## DIRECTIONS
Your task is to retype the lines from the opening of the material through the line that includes "const pileLength = [10, 15, 20, 25, 30];". Do not copy the pictures.

-------- RECORDS FOR THE EXERCISE

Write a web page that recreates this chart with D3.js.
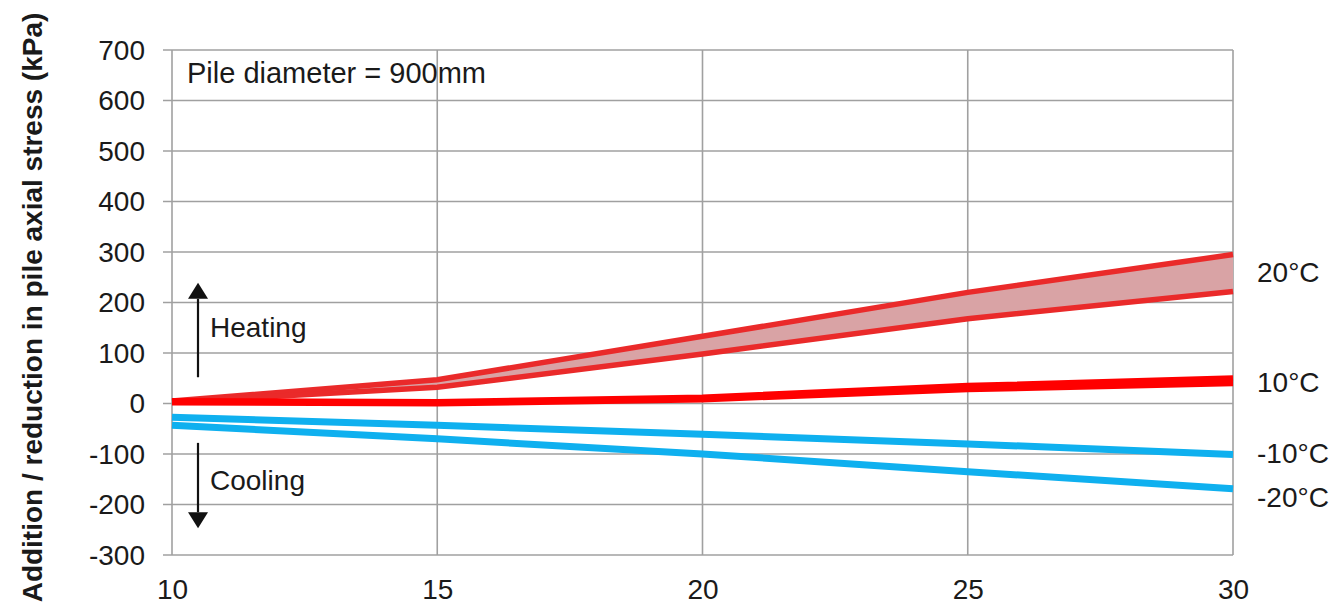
<!DOCTYPE html>
<html>
<head>
<meta charset="utf-8">
<script src="https://cdn.jsdelivr.net/npm/d3@7"></script>
<style>
  html, body { margin: 0; padding: 0; background: #fff; }
  svg text { font-family: "Liberation Sans", Arial, sans-serif; fill: #1a1a1a; }
</style>
</head>
<body>
<svg id="chart" width="1337" height="612"></svg>
<script>
// Pile length (m) along the x axis
const pileLength = [10, 15, 20, 25, 30];

// Change in axial stress (kPa) for each temperature change
const heat20Upper = [5, 47, 133, 220, 295];
const heat20Lower = [3, 32, 98, 168, 222];
const heat10Upper = [5, 3, 12, 35, 50];
const heat10Lower = [2, 0, 8, 28, 40];
const cool10 = [-27, -43, -61, -80, -101];
const cool20 = [-43, -70, -100, -135, -169];

const yTicks = [-300, -200, -100, 0, 100, 200, 300, 400, 500, 600, 700];
const xTicks = [10, 15, 20, 25, 30];

const seriesLabels = [
  { text: "20°C", value: 260 },
  { text: "10°C", value: 43 },
  { text: "-10°C", value: -98 },
  { text: "-20°C", value: -185 }
];

const svg = d3.select("#chart");
const plotLeft = 172, plotRight = 1233, plotTop = 50, plotBottom = 555;
const fontSize = 28;

const x = d3.scaleLinear().domain([10, 30]).range([plotLeft, plotRight]);
const y = d3.scaleLinear().domain([-300, 700]).range([plotBottom, plotTop]);

const gridColor = "#a0a0a0";

// Gridlines
svg.append("g").selectAll("line").data(yTicks).join("line")
  .attr("x1", plotLeft - 9).attr("x2", plotRight)
  .attr("y1", d => y(d)).attr("y2", d => y(d))
  .attr("stroke", gridColor).attr("stroke-width", 1.6);
svg.append("g").selectAll("line").data(xTicks).join("line")
  .attr("x1", d => x(d)).attr("x2", d => x(d))
  .attr("y1", plotTop).attr("y2", plotBottom)
  .attr("stroke", gridColor).attr("stroke-width", 1.6);

// Tick labels via d3 axes (tick lines hidden, labels only)
const yAxis = svg.append("g").attr("transform", `translate(${plotLeft - 27},0)`)
  .call(d3.axisLeft(y).tickValues(yTicks).tickSize(0).tickPadding(0)
    .tickFormat(d => String(d)));
yAxis.select(".domain").remove();
yAxis.selectAll("text").attr("font-size", fontSize).attr("dy", "0.33em")
  .attr("font-family", "Liberation Sans, Arial, sans-serif").attr("fill", "#1a1a1a");

const xAxis = svg.append("g").attr("transform", `translate(0,${plotBottom})`)
  .call(d3.axisBottom(x).tickValues(xTicks).tickSize(0).tickPadding(0)
    .tickFormat(d => String(d)));
xAxis.select(".domain").remove();
xAxis.selectAll("text").attr("font-size", fontSize).attr("y", 44).attr("dy", 0)
  .attr("font-family", "Liberation Sans, Arial, sans-serif").attr("fill", "#1a1a1a");

// Y axis title
svg.append("text")
  .attr("transform", `translate(42,${(plotTop + plotBottom) / 2 + 5}) rotate(-90)`)
  .attr("text-anchor", "middle")
  .attr("font-size", fontSize).attr("font-weight", "bold")
  .text("Addition / reduction in pile axial stress (kPa)");

// Annotation
svg.append("text").attr("x", 187).attr("y", 83).attr("font-size", 29)
  .text("Pile diameter = 900mm");

const line = d3.line().x((d, i) => x(pileLength[i])).y(d => y(d));
const area20 = d3.area()
  .x((d, i) => x(pileLength[i]))
  .y0((d, i) => y(heat20Lower[i]))
  .y1(d => y(d));

// 20°C band
svg.append("path").datum(heat20Upper).attr("d", area20)
  .attr("fill", "#d9a3a5");
[heat20Upper, heat20Lower].forEach(s => {
  svg.append("path").datum(s).attr("d", line)
    .attr("fill", "none").attr("stroke", "#ea2a2a").attr("stroke-width", 5.5);
});

// 10°C band
const area10 = d3.area()
  .x((d, i) => x(pileLength[i]))
  .y0((d, i) => y(heat10Lower[i]))
  .y1(d => y(d));
svg.append("path").datum(heat10Upper).attr("d", area10).attr("fill", "#ff0000");
[heat10Upper, heat10Lower].forEach(s => {
  svg.append("path").datum(s).attr("d", line)
    .attr("fill", "none").attr("stroke", "#ff0000").attr("stroke-width", 6);
});

// Cooling lines
[cool10, cool20].forEach(s => {
  svg.append("path").datum(s).attr("d", line)
    .attr("fill", "none").attr("stroke", "#0fb0ef").attr("stroke-width", 7);
});

// Heating / cooling arrows
function arrow(xPos, fromVal, toVal) {
  const y0 = y(fromVal), y1 = y(toVal);
  const dir = y1 < y0 ? 1 : -1;      // 1 = pointing up
  const headLen = 16, headHalf = 10;
  svg.append("line").attr("x1", xPos).attr("x2", xPos)
    .attr("y1", y0).attr("y2", y1 + dir * headLen)
    .attr("stroke", "#111").attr("stroke-width", 2.2);
  svg.append("path")
    .attr("d", `M${xPos},${y1} L${xPos - headHalf},${y1 + dir * headLen} L${xPos + headHalf},${y1 + dir * headLen} Z`)
    .attr("fill", "#111");
}
arrow(198, 52, 239);
arrow(198, -78, -247);

svg.append("text").attr("x", 210).attr("y", 337).attr("font-size", fontSize).text("Heating");
svg.append("text").attr("x", 210).attr("y", 490).attr("font-size", fontSize).text("Cooling");

// Series labels on the right
svg.append("g").selectAll("text").data(seriesLabels).join("text")
  .attr("x", 1257).attr("y", d => y(d.value)).attr("dy", "0.36em")
  .attr("font-size", fontSize).text(d => d.text);
</script>
</body>
</html>
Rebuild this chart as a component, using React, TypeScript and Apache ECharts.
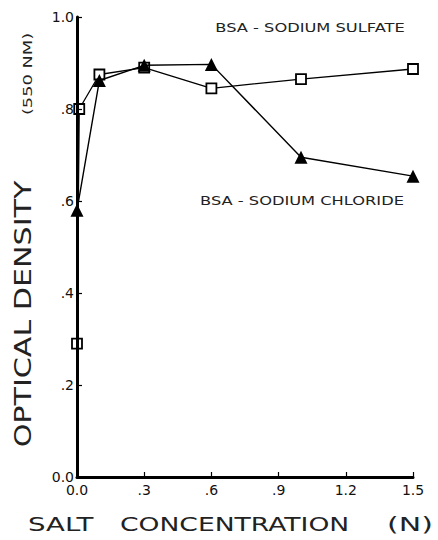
import React, { useEffect, useRef } from "react";
import * as echarts from "echarts";

const xTicks = ["0.0", ".3", ".6", ".9", "1.2", "1.5"];
const yTicks = ["0.0", ".2", ".4", ".6", ".8", "1.0"];
const sulfateX = [0, 0.01, 0.1, 0.3, 0.6, 1.0, 1.5];
const sulfateY = [0.29, 0.8, 0.875, 0.89, 0.845, 0.865, 0.887];
const chlorideX = [0, 0.1, 0.3, 0.6, 1.0, 1.5];
const chlorideY = [0.58, 0.862, 0.895, 0.897, 0.695, 0.654];

const FONT = "DejaVu Sans";

export default function App() {
  const ref = useRef<HTMLDivElement>(null);
  useEffect(() => {
    const chart = echarts.init(ref.current!, null, { renderer: "svg" });
    const txt = (text: string, x: number, y: number, size: number, sx: number, align = "center", rot = 0) => ({
      type: "text",
      x,
      y,
      rotation: rot,
      scaleX: sx,
      style: { text, fontSize: size, fontFamily: FONT, fill: "#222", align, verticalAlign: "middle" },
    });
    chart.setOption({
      animation: false,
      backgroundColor: "#fff",
      grid: { left: 77, right: 25, top: 17, bottom: 63 },
      xAxis: {
        type: "value",
        min: 0,
        max: 1.5,
        interval: 0.3,
        z: 5,
        axisLine: { lineStyle: { color: "#000", width: 3 } },
        axisTick: { inside: true, length: 5, lineStyle: { color: "#000", width: 1.2 } },
        splitLine: { show: false },
        axisLabel: {
          color: "#111",
          fontFamily: FONT,
          fontSize: 14,
          margin: 6,
          formatter: (v: number) => xTicks[Math.round(v / 0.3)] ?? "",
        },
      },
      yAxis: {
        type: "value",
        min: 0,
        max: 1,
        interval: 0.2,
        z: 5,
        axisLine: { lineStyle: { color: "#000", width: 3 } },
        axisTick: { inside: true, length: 5, lineStyle: { color: "#000", width: 1.2 } },
        splitLine: { show: false },
        axisLabel: {
          color: "#111",
          fontFamily: FONT,
          fontSize: 14,
          margin: 3,
          formatter: (v: number) => yTicks[Math.round(v / 0.2)] ?? "",
        },
      },
      series: [
        {
          name: "BSA - SODIUM SULFATE",
          type: "line",
          data: sulfateX.map((x, i) => [x, sulfateY[i]]),
          symbol: "rect",
          symbolSize: 10,
          lineStyle: { color: "#000", width: 1.3 },
          itemStyle: { color: "#fff", borderColor: "#000", borderWidth: 1.8 },
          z: 3,
        },
        {
          name: "BSA - SODIUM CHLORIDE",
          type: "line",
          data: chlorideX.map((x, i) => [x, chlorideY[i]]),
          symbol: "triangle",
          symbolSize: 13,
          lineStyle: { color: "#000", width: 1.4 },
          itemStyle: { color: "#000" },
          z: 4,
        },
      ],
      graphic: [
        txt("BSA - SODIUM SULFATE", 310, 27, 13, 1.25),
        txt("BSA - SODIUM CHLORIDE", 302, 200, 13, 1.25),
        txt("SALT", 28, 524, 20, 1.38, "left"),
        txt("CONCENTRATION", 120, 524, 20, 1.33, "left"),
        txt("(N)", 387, 524, 20, 1.5, "left"),
        txt("OPTICAL DENSITY", 23, 314, 23, 1.31, "center", Math.PI / 2),
        txt("(550 NM)", 28, 74, 13, 1.37, "center", Math.PI / 2),
      ],
    });
    return () => chart.dispose();
  }, []);
  return <div ref={ref} style={{ position: "fixed", left: 0, top: 0, width: 438, height: 540 }} />;
}
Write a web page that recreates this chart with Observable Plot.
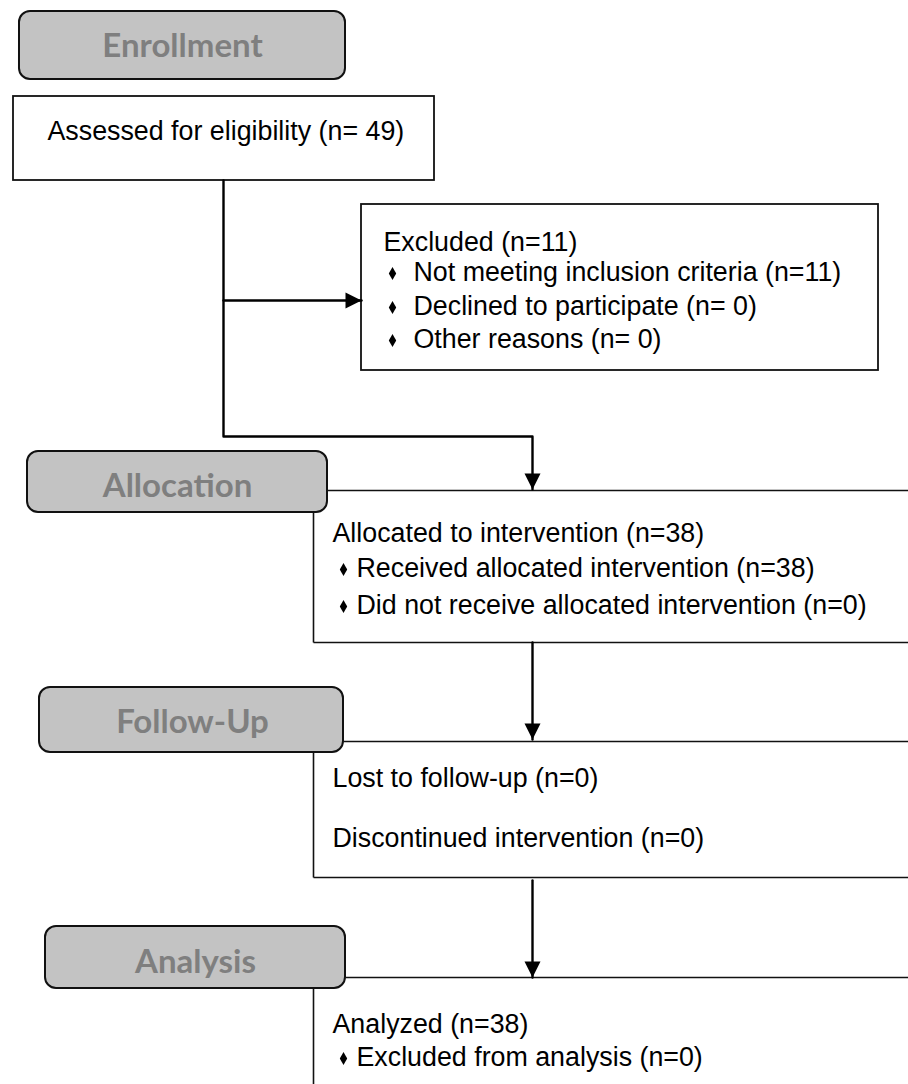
<!DOCTYPE html>
<html>
<head>
<meta charset="utf-8">
<script src="https://cdn.jsdelivr.net/npm/d3@7"></script>
<script src="https://cdn.jsdelivr.net/npm/@observablehq/plot@0.6"></script>
<style>
  html, body { margin: 0; padding: 0; background: #fff; overflow: hidden; }
  #chart svg { display: block; }
</style>
</head>
<body>
<div id="chart"></div>
<script>
// ---- Data (text content of the CONSORT flow diagram) ----
const stages = ["Enrollment", "Allocation", "Follow-Up", "Analysis"];
const assessedText = ["Assessed for eligibility (n= 49)"];
const excludedTitle = ["Excluded (n=11)"];
const excludedReasons = ["Not meeting inclusion criteria (n=11)", "Declined to participate (n= 0)", "Other reasons (n= 0)"];
const allocatedTitle = ["Allocated to intervention (n=38)"];
const allocatedItems = ["Received allocated intervention (n=38)", "Did not receive allocated intervention (n=0)"];
const followUpLines = ["Lost to follow-up (n=0)", "Discontinued intervention (n=0)"];
const analyzedTitle = ["Analyzed (n=38)"];
const analyzedItems = ["Excluded from analysis (n=0)"];

// ---- Layout (positions in page pixels) ----
const W = 908, H = 1084;
const headerBoxes = [
  {x1: 19, x2: 345, y1: 11, y2: 79, tx: 182, ty: 45.5},
  {x1: 27, x2: 327, y1: 451, y2: 512, tx: 177, ty: 485.5},
  {x1: 39, x2: 343, y1: 687, y2: 752, tx: 192, ty: 721.5},
  {x1: 45, x2: 345, y1: 926, y2: 988, tx: 195, ty: 961.5}
];
const whiteBoxes = [
  {x1: 13, x2: 434, y1: 96, y2: 180},
  {x1: 361, x2: 878, y1: 204, y2: 370}
];
const openBoxes = [
  {top: 490, topX: 327, left: 313, y1: 512, bottom: 642},
  {top: 741, topX: 343, left: 313, y1: 752, bottom: 877},
  {top: 977, topX: 345, left: 313, y1: 988, bottom: null}
];
const connectors = [
  {pts: [[223, 180], [223, 436], [532, 436], [532, 489]], dir: "down"},
  {pts: [[223, 300], [361, 300]], dir: "right"},
  {pts: [[532, 642], [532, 739]], dir: "down"},
  {pts: [[532, 880], [532, 977]], dir: "down"}
];

// text placements
const texts = [];
texts.push({t: assessedText[0], x: 47, y: 131});
texts.push({t: excludedTitle[0], x: 383, y: 242});
excludedReasons.forEach((t, i) => texts.push({t, x: 413, y: [272, 306, 339][i], bullet: 392}));
texts.push({t: allocatedTitle[0], x: 332, y: 533});
allocatedItems.forEach((t, i) => texts.push({t, x: 356, y: [568, 605][i], bullet: 343}));
followUpLines.forEach((t, i) => texts.push({t, x: 332, y: [778, 838][i]}));
texts.push({t: analyzedTitle[0], x: 332, y: 1024});
analyzedItems.forEach((t, i) => texts.push({t, x: 356, y: [1057][i], bullet: 343}));
const bullets = texts.filter(d => d.bullet != null).map(d => ({x: d.bullet, y: d.y + 1}));

const headers = stages.map((s, i) => ({label: s, ...headerBoxes[i]}));

// segments for open-ended boxes
const segs = [];
openBoxes.forEach(b => {
  segs.push({x1: b.topX, y1: b.top, x2: W, y2: b.top});
  segs.push({x1: b.left, y1: b.y1, x2: b.left, y2: b.bottom == null ? H : b.bottom});
  if (b.bottom != null) segs.push({x1: b.left, y1: b.bottom, x2: W, y2: b.bottom});
});

const connPts = connectors.flatMap((c, i) => c.pts.map(([x, y]) => ({x, y, z: i})));
const heads = connectors.map(c => {
  const [x, y] = c.pts[c.pts.length - 1];
  return {x, y, rotate: c.dir === "down" ? 0 : -90};
});

// custom arrowhead symbol: tip at origin, pointing down
const arrowHead = {
  draw(ctx) {
    ctx.moveTo(0, 0);
    ctx.lineTo(-8, -16);
    ctx.lineTo(8, -16);
    ctx.closePath();
  }
};

const bodyFont = "'Liberation Sans', Arial, sans-serif";

const chart = Plot.plot({
  width: W,
  height: H,
  margin: 0,
  x: {domain: [0, W], range: [0, W], axis: null},
  y: {domain: [0, H], range: [0, H], axis: null},
  style: {background: "#fff"},
  marks: [
    Plot.rect(whiteBoxes, {x1: "x1", x2: "x2", y1: "y1", y2: "y2", fill: "#fff", stroke: "#111", strokeWidth: 1.8}),
    Plot.link(segs, {x1: "x1", y1: "y1", x2: "x2", y2: "y2", stroke: "#111", strokeWidth: 1.6}),
    Plot.line(connPts, {x: "x", y: "y", z: "z", stroke: "#000", strokeWidth: 2.4, curve: "linear"}),
    Plot.dot(heads, {x: "x", y: "y", rotate: "rotate", symbol: arrowHead, fill: "#000", stroke: "none", r: 5}),
    Plot.rect(headers, {x1: "x1", x2: "x2", y1: "y1", y2: "y2", rx: 11, fill: "#c3c3c3", stroke: "#111", strokeWidth: 2}),
    Plot.text(headers, {x: "tx", y: "ty", text: "label", fontSize: 33, fontWeight: 700, fontFamily: "Lato, 'Open Sans', sans-serif", fill: "#7f7f7f", textAnchor: "middle"}),
    Plot.dot(bullets, {x: "x", y: "y", symbol: "diamond", r: 3.9, fill: "#000", stroke: "none"}),
    Plot.text(texts, {x: "x", y: "y", text: "t", fontSize: 26.8, fontFamily: bodyFont, fill: "#000", textAnchor: "start"})
  ]
});
document.getElementById("chart").appendChild(chart);
</script>
</body>
</html>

----------------

## THE SOLUTION
Write a web page that recreates this chart with D3.js.
<!DOCTYPE html>
<html>
<head>
<meta charset="utf-8">
<script src="https://cdn.jsdelivr.net/npm/d3@7"></script>
<style>
  html, body { margin: 0; padding: 0; background: #fff; }
  svg text { font-family: "Liberation Sans", Arial, sans-serif; fill: #1a1a1a; }
</style>
</head>
<body>
<svg id="chart" width="1337" height="612"></svg>
<script>
// Pile length (m) along the x axis
const pileLength = [10, 15, 20, 25, 30];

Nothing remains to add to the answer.